If you cannot control the risk in a trade, stay away from trading/ take up some other occupation.

Guidelines:
- use 5 min candlestick charts
- wait for completion of first hour candlestick i.e. 10 am
- mark the range formed so far (high low)
- these are your buy above / sell below levels.
- for a long trade, breakout bar close should be near the candlestick high.
- if long, SL is your previous hour's low and vice versa.
- trades to be closed by 3.30 or when your trailing stoploss is hit.

Note:
- sometimes, markets tend to trade within the first hour hi / lo range. In this case, take the first hour hi/ lo levels as breakout levels for the day.
- when a breakout happens, wait for completion of candlestick.
- above is important as a bar in progress can eventually form an hammer/ inverted hammer in which case trade should be ignored.
- this strategy can be used for cash and futures chart... just ensure liquidity is excellent.
- expect half the trades to fail (statistically).

Sample chart



5 comments:

  1. I haven't tested this but 0.5% risk per trade and a stop at the previous hourly high / low, is gonna kill even with a 50% win. Besides, these breakouts get faded a lot so it will be better to trade breakout failures on 5 min charts.

    Thanks,

    ReplyDelete
    Replies
    1. Test this for few weeks and then see.

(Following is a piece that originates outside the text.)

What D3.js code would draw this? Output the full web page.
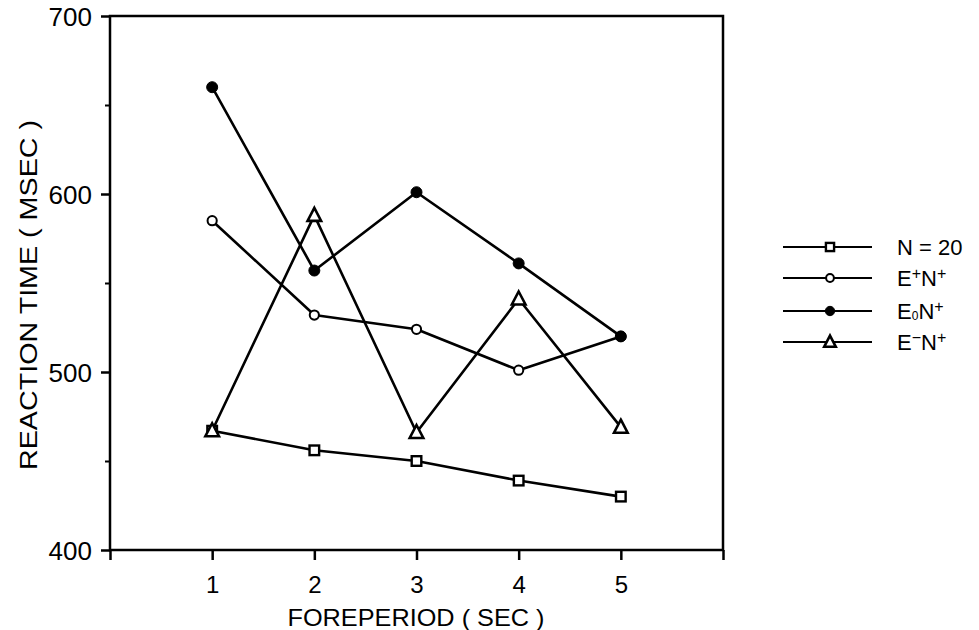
<!DOCTYPE html>
<html>
<head>
<meta charset="utf-8">
<script src="https://cdn.jsdelivr.net/npm/d3@7"></script>
<style>
  html, body { margin: 0; padding: 0; background: #fff; }
  svg { display: block; }
  text { font-family: "Liberation Sans", Arial, Helvetica, sans-serif; fill: #000; }
</style>
</head>
<body>
<svg id="chart" width="979" height="630"></svg>
<script>
// ---- data ----
const foreperiods = [1, 2, 3, 4, 5];
const xTickValues = [0, 1, 2, 3, 4, 5, 6];
const xTickLabels = ["", "1", "2", "3", "4", "5", ""];
const yMajorTicks = [400, 500, 600, 700];
const yMinorTicks = [450, 550, 650];
const seriesNames = ["N = 20", "E+N+", "E0N+", "E-N+"];
const n20   = [467, 456, 450, 439, 430];
const ePlus = [585, 532, 524, 501, 520];
const eZero = [660, 557, 601, 561, 520];
const eMinus = [467, 588, 466, 541, 469];
const xTitle = "FOREPERIOD ( SEC )";
const yTitle = "REACTION TIME ( MSEC )";

const svg = d3.select("#chart");
const L = 110, R = 723, T = 16, B = 550;
const x = d3.scaleLinear().domain([0, 6]).range([L, R]);
const y = d3.scaleLinear().domain([400, 700]).range([B, T]);

// frame
svg.append("rect").attr("x", L).attr("y", T).attr("width", R - L).attr("height", B - T)
  .attr("fill", "none").attr("stroke", "#000").attr("stroke-width", 2.5);

// x axis
const xAxis = d3.axisBottom(x).tickValues(xTickValues)
  .tickFormat((d, i) => xTickLabels[i]).tickSize(10).tickPadding(16);
const gx = svg.append("g").attr("transform", `translate(0,${B})`).call(xAxis);
gx.select(".domain").remove();
gx.selectAll(".tick line").attr("stroke", "#000").attr("stroke-width", 2.5);
gx.selectAll(".tick text").style("font-size", "24px").attr("font-family", "Liberation Sans, Arial, sans-serif");

// y axis major
const yAxis = d3.axisLeft(y).tickValues(yMajorTicks).tickSize(9).tickPadding(9);
const gy = svg.append("g").attr("transform", `translate(${L},0)`).call(yAxis);
gy.select(".domain").remove();
gy.selectAll(".tick line").attr("stroke", "#000").attr("stroke-width", 2.5);
gy.selectAll(".tick text").style("font-size", "26px").attr("dy", "0.36em")
  .attr("font-family", "Liberation Sans, Arial, sans-serif");
// y minor
const gym = svg.append("g").attr("transform", `translate(${L},0)`)
  .call(d3.axisLeft(y).tickValues(yMinorTicks).tickSize(5).tickFormat(""));
gym.select(".domain").remove();
gym.selectAll(".tick line").attr("stroke", "#000").attr("stroke-width", 2);

// titles
svg.append("text").attr("x", 416).attr("y", 626).attr("text-anchor", "middle")
  .style("font-size", "24px").attr("textLength", 257).attr("lengthAdjust", "spacingAndGlyphs")
  .text(xTitle);
svg.append("text").attr("transform", "translate(37,295) rotate(-90)").attr("text-anchor", "middle")
  .style("font-size", "23px").attr("textLength", 350).attr("lengthAdjust", "spacingAndGlyphs")
  .text(yTitle);

// markers
function drawMarker(g, type, cx, cy, scale) {
  const s = scale || 1;
  if (type === "square") {
    const h = 4.8 * s;
    g.append("rect").attr("x", cx - h).attr("y", cy - h).attr("width", 2 * h).attr("height", 2 * h)
      .attr("fill", "#fff").attr("stroke", "#000").attr("stroke-width", 2.4);
  } else if (type === "open") {
    g.append("circle").attr("cx", cx).attr("cy", cy).attr("r", 4.6 * s)
      .attr("fill", "#fff").attr("stroke", "#000").attr("stroke-width", 2);
  } else if (type === "filled") {
    g.append("circle").attr("cx", cx).attr("cy", cy).attr("r", 5.5 * s)
      .attr("fill", "#000").attr("stroke", "#000").attr("stroke-width", 1);
  } else if (type === "triangle") {
    const hw = 6.8 * s, top = -7.5 * s, bot = 5.5 * s;
    g.append("path").attr("d", `M${cx},${cy + top}L${cx + hw},${cy + bot}L${cx - hw},${cy + bot}Z`)
      .attr("fill", "#fff").attr("stroke", "#000").attr("stroke-width", 2.6).attr("stroke-linejoin", "miter");
  }
}

const series = [
  { vals: n20, marker: "square" },
  { vals: ePlus, marker: "open" },
  { vals: eZero, marker: "filled" },
  { vals: eMinus, marker: "triangle" }
];
const line = d3.line().x((d, i) => x(foreperiods[i])).y(d => y(d));
const gl = svg.append("g");
series.forEach(s => {
  gl.append("path").attr("d", line(s.vals)).attr("fill", "none")
    .attr("stroke", "#000").attr("stroke-width", 2.6).attr("stroke-linejoin", "round");
});
const gm = svg.append("g");
series.forEach(s => {
  s.vals.forEach((v, i) => drawMarker(gm, s.marker, x(foreperiods[i]), y(v)));
});

// legend
const legY = [247, 278, 311, 342];
const lg = svg.append("g");
series.forEach((s, i) => {
  const yy = legY[i];
  lg.append("line").attr("x1", 783).attr("x2", 872).attr("y1", yy).attr("y2", yy)
    .attr("stroke", "#000").attr("stroke-width", 1.8);
  drawMarker(lg, s.marker, 830, yy, 0.85);
  const t = lg.append("text").attr("x", 897).attr("y", yy + 8).style("font-size", "22px");
  const name = seriesNames[i];
  if (i === 0) {
    t.text(name);
  } else {
    const mid = name[1];
    t.append("tspan").text("E");
    if (mid === "0") {
      t.append("tspan").text("0").style("font-size", "12px").attr("dy", 1);
      t.append("tspan").text("N").attr("dy", -1);
    } else {
      t.append("tspan").text(mid === "+" ? "+" : "\u2212").style("font-size", "16px").attr("dy", -7);
      t.append("tspan").text("N").attr("dy", 7);
    }
    t.append("tspan").text("+").style("font-size", "16px").attr("dy", -7);
  }
});
</script>
</body>
</html>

      I have been using this method for months.

      Delete
    2. Sure, it will give nice profits when the hourly 60M is trending. Thank you, I will give it a try. Regards,

      Delete
    3. All systems will give excellent profits when a trend exists. And whipsaws in a rangebound market.

      That is why risk management is important.

      The trick is in knowing when to latch on to a trend while minimising losses. Most people cannot do this because they have no clear strategy.

      A system like this or using breakout levels (support/ resistance) automates the decision making process.